Ce qui semble particulièrement marquant à l’issue du projet, est le fait que les élèves aient gagné en aisance à l’oral. De récepteurs, ils sont devenus acteurs engagés et créatifs, passeurs de textes, ce qui a agi comme un levier de motivation et d’autonomie. En fin d’année, ils semblent insatiables et saisissent toutes les occasions pour lire, voire déclamer des vers, des textes en prose, et même, pour certains, des textes en langue étrangère.
La mise en voix, souvent associée à une mise en geste, transforme leur relation au texte et leur permet de l’incarner et d’en manifester la compréhension. Ils se réapproprient un contenu littéraire qu’ils auraient pu d’abord percevoir comme peu accessible. La notion de partage semble également essentielle, puisqu’elle donne une autre dimension au genre poétique, mais aussi à l’apprentissage scolaire.
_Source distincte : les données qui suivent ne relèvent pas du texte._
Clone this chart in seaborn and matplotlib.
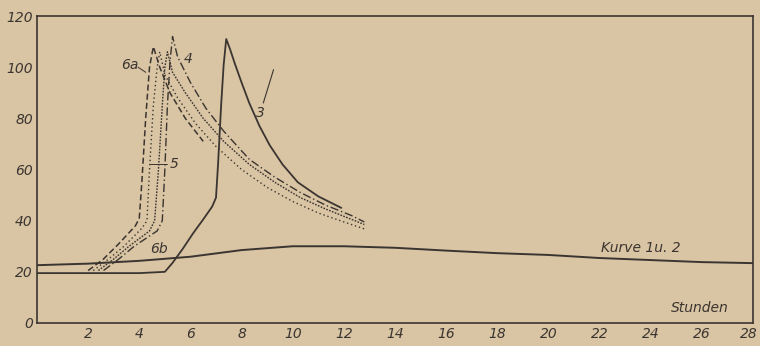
import numpy as np
import pandas as pd
import seaborn as sns
import matplotlib
matplotlib.use("Agg")
import matplotlib.pyplot as plt
import matplotlib.transforms as mtransforms

# ---- data (hours, temperature-like values) ----
k12_x = [0, 2, 4, 6, 8, 10, 12, 14, 16, 18, 20, 22, 24, 26, 28]
k12_y = [22.6, 23.2, 24.3, 25.9, 28.5, 30.0, 30.0, 29.4, 28.3, 27.3, 26.6, 25.4, 24.6, 23.8, 23.4]

k3_x = [0, 2, 4, 5.0, 5.3, 5.7, 6.1, 6.5, 6.85, 7.0, 7.08, 7.2, 7.3, 7.4, 7.55, 7.75, 8.0, 8.3, 8.7, 9.1, 9.6, 10.2, 11.0, 11.9]
k3_y = [19.5, 19.5, 19.5, 20, 23.5, 29, 35, 40.5, 45.5, 49, 62, 85, 101, 111, 107, 101, 94, 86, 77, 69.5, 62, 55, 49.5, 45]

k4_x = [2.6, 3.2, 3.8, 4.7, 4.9, 5.0, 5.1, 5.2, 5.3, 5.5, 6.0, 6.6, 7.3, 8.3, 9.3, 10.3, 11.3, 12.3, 12.8]
k4_y = [20.5, 25, 30, 36, 40, 60, 85, 102, 112, 104, 94, 84, 75, 64, 57, 51, 46, 42, 39.5]

k5_x = [2.4, 3.0, 3.6, 4.4, 4.6, 4.75, 4.9, 5.0, 5.1, 5.3, 5.8, 6.5, 7.3, 8.3, 9.3, 10.3, 11.3, 12.3, 12.8]
k5_y = [20.5, 25, 30, 36, 40, 60, 85, 100, 106, 98, 90, 80, 71, 62, 55, 49, 44.5, 40.5, 38.5]

k6a_x = [2.0, 2.6, 3.2, 3.85, 4.0, 4.1, 4.25, 4.4, 4.55, 4.8, 5.2, 5.8, 6.5]
k6a_y = [20.5, 25, 31, 38, 41, 55, 80, 100, 108, 100, 90, 80, 71]

k6b_x = [2.2, 2.8, 3.4, 4.1, 4.3, 4.4, 4.55, 4.7, 4.8, 5.0, 5.5, 6.2, 7.0, 8.0, 9.0, 10.0, 11.0, 12.0, 12.8]
k6b_y = [20.5, 25, 30, 37, 40, 60, 85, 100, 106, 97, 88, 78, 69, 60, 53, 47.5, 43, 39.5, 36.8]

x_ticks = [2, 4, 6, 8, 10, 12, 14, 16, 18, 20, 22, 24, 26, 28]
y_ticks = [0, 20, 40, 60, 80, 100, 120]

BG = "#d9c4a3"
INK = "#3b3531"

sns.set_theme(style="white")
plt.rcParams['font.family'] = ['DejaVu Sans']

fig = plt.figure(figsize=(7.6, 3.46), dpi=100, facecolor=BG)
ax = fig.add_axes([37/760, 23/346, (753-37)/760, (323-16)/346])
ax.set_facecolor(BG)

def draw(x, y, dashes=None, lw=1.0):
    df = pd.DataFrame({"x": x, "y": y})
    sns.lineplot(data=df, x="x", y="y", ax=ax, sort=False, estimator=None,
                 color=INK, linewidth=lw)
    l = ax.lines[-1]
    if dashes is not None:
        l.set_dashes(dashes)
    l.set_solid_joinstyle("round")
    return l

draw(k12_x, k12_y, lw=1.4)
draw(k3_x, k3_y, lw=1.3)
draw(k4_x, k4_y, dashes=(6, 2, 1, 2), lw=1.0)
draw(k5_x, k5_y, dashes=(1.2, 1.0), lw=1.0)
draw(k6a_x, k6a_y, dashes=(4, 2), lw=1.1)
draw(k6b_x, k6b_y, dashes=(1, 2), lw=1.0)

ax.set_xlim(0, 28)
ax.set_ylim(0, 120)
ax.set_xlabel("")
ax.set_ylabel("")
ax.set_xticks(x_ticks)
ax.set_yticks(y_ticks)
ax.set_xticklabels([str(t) for t in x_ticks], fontstyle="italic", fontsize=10, color=INK)
ax.set_yticklabels([str(t) for t in y_ticks], fontstyle="italic", fontsize=10, color=INK)
ax.tick_params(axis="both", direction="in", length=4, width=0.8, color=INK, pad=3)
last = ax.get_xticklabels()[-1]
last.set_transform(last.get_transform() + mtransforms.ScaledTranslation(-4/100, 0, fig.dpi_scale_trans))
for s in ax.spines.values():
    s.set_color(INK)
    s.set_linewidth(1.2)

tkw = dict(fontstyle="italic", fontsize=10, color=INK)
ax.text(3.95, 101, "6a", ha="right", va="center", **tkw)
ax.plot([3.95, 4.25], [100, 98], color=INK, lw=0.7)
ax.text(5.9, 103, "4", ha="center", va="center", **tkw)
ax.text(8.75, 82, "3", ha="center", va="center", **tkw)
ax.plot([8.85, 9.25], [86, 99], color=INK, lw=0.8)
ax.text(5.2, 62, "5", ha="left", va="center", **tkw)
ax.plot([4.4, 5.1], [62, 62], color=INK, lw=0.7)
ax.text(4.75, 29, "6b", ha="center", va="center", **tkw)
ax.text(23.6, 29.5, "Kurve 1u. 2", ha="center", va="center", **tkw)
ax.text(25.9, 6, "Stunden", ha="center", va="center", **tkw)

fig.savefig("out.png", dpi=100, facecolor=BG)
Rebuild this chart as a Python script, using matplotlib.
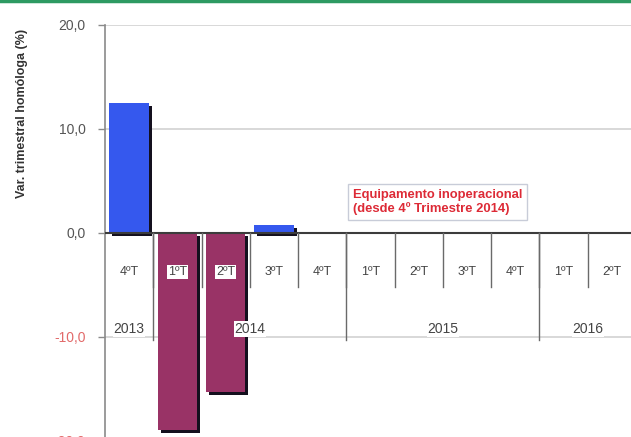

Enfin, certains moments vécus durant le projet incarnent pleinement les transformations opérées. Quand une larme perle au coin de l’œil d’un enseignant ému de voir des enfants écouter avec attention et émerveillement la lecture d’un poème de Paul Eluard, lorsqu’un élève dit à sa maîtresse qu’il pourrait aller lire un poème dans un supermarché, car « ça ferait du bien aux gens un peu de poésie », quand un étudiant se promet de constituer des BIP dès qu’il aura la responsabilité d’une classe…
On prend alors pleinement conscience de l’impact de ce projet sur la manière dont la poésie peut être vécue et diffusée. On se dit qu’elle a encore toute sa place dans les murs de l’école, mais aussi à l’extérieur, comme objet d’étude mais aussi comme pratique vivante, incarnée et partagée.